UI: The UI was designed by us using the Kenny Kits 1-3. We built onto the sprites to create custom tiles for structures and units.
The first challenge we ran into was the difficulty of testing and debugging. Having to build an entire application to test the networking could drag a simple debug to half an hour. We used plugins to keep a clone of the unity file and run multiple editors, but even that was not easy to test with.
The second challenge was the complexity of the networking. Having to design a network that allows any number of players into a lobby then initiates a strategy game and implements good practices for all communications.

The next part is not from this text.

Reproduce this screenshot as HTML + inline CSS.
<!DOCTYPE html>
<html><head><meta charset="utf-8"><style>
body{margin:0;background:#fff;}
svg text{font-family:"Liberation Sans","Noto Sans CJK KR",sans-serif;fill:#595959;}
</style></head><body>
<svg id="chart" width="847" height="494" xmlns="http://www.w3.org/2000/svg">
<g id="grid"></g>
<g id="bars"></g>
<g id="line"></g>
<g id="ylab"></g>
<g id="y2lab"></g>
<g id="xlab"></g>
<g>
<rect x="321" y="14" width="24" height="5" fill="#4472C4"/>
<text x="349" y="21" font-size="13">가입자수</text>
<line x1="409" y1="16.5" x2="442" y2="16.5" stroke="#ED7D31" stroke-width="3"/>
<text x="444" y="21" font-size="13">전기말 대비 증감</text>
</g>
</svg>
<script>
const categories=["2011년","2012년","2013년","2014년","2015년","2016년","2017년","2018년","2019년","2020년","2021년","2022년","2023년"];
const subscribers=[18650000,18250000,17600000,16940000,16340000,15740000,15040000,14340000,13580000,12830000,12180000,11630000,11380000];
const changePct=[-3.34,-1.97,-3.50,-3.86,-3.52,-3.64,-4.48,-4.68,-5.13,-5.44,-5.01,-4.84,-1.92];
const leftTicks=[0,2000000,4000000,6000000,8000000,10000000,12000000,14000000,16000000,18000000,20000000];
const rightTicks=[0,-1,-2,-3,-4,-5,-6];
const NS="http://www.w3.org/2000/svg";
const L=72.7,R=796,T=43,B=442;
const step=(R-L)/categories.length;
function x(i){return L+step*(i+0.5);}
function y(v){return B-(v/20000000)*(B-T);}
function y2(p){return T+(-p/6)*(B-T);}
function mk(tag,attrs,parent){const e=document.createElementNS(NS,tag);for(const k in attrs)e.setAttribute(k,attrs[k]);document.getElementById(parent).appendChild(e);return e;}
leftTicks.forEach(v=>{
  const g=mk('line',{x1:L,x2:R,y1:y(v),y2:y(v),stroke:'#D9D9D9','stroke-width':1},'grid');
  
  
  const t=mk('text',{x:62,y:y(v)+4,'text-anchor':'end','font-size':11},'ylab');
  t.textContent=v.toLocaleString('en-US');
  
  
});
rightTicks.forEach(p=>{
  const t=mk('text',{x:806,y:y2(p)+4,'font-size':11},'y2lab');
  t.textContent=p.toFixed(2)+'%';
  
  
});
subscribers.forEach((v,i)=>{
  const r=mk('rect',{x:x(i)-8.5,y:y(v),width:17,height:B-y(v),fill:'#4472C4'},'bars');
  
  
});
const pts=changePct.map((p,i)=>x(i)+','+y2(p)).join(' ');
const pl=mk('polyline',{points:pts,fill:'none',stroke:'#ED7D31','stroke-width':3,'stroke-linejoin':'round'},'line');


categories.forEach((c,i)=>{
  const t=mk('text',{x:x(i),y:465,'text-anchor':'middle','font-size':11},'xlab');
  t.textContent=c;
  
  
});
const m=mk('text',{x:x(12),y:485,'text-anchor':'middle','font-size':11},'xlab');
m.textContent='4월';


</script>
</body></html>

Perhaps the biggest challenge was connecting our work. With each member working on a separate part, we had to communicate and plan the design of our individual implementations to avoid complications down the road. Even then, connecting separate branches of work without destroying either proved challenging.
Fortunately, we were able to overcome these challenges. All three came down to being rigorous, and we are happy to have become stronger through these hardships.
We are proud of our end result. There's so much we want to expand upon, but we can also take a moment to stand back and appreciate how much we implemented in just a couple days. With more time on the game balancing and unit design, we could host the server and launch the game to play with friends. The most exciting part is that we were able to enjoy what we made, which speaks to how it all came together. That makes us proud.
What we learned
Through proper planning, any problem can be tackled. We did not expect to get this far at the start, as much of the networking and pathfinding seemed tedious for all our propositions. Yet we were able to accomplish all of our original goals, which is why its important to tackle problems rather than avoid them.
As mentioned above, we enjoyed playing our game. We’d like to expand upon it and make it easily accessible, hopefully within a few weeks once college becomes less demanding. Ideally, the next step is a proper matchmaking system to allow players to play other relatively skilled players, as well as create custom rooms to enjoy the game with a few friends.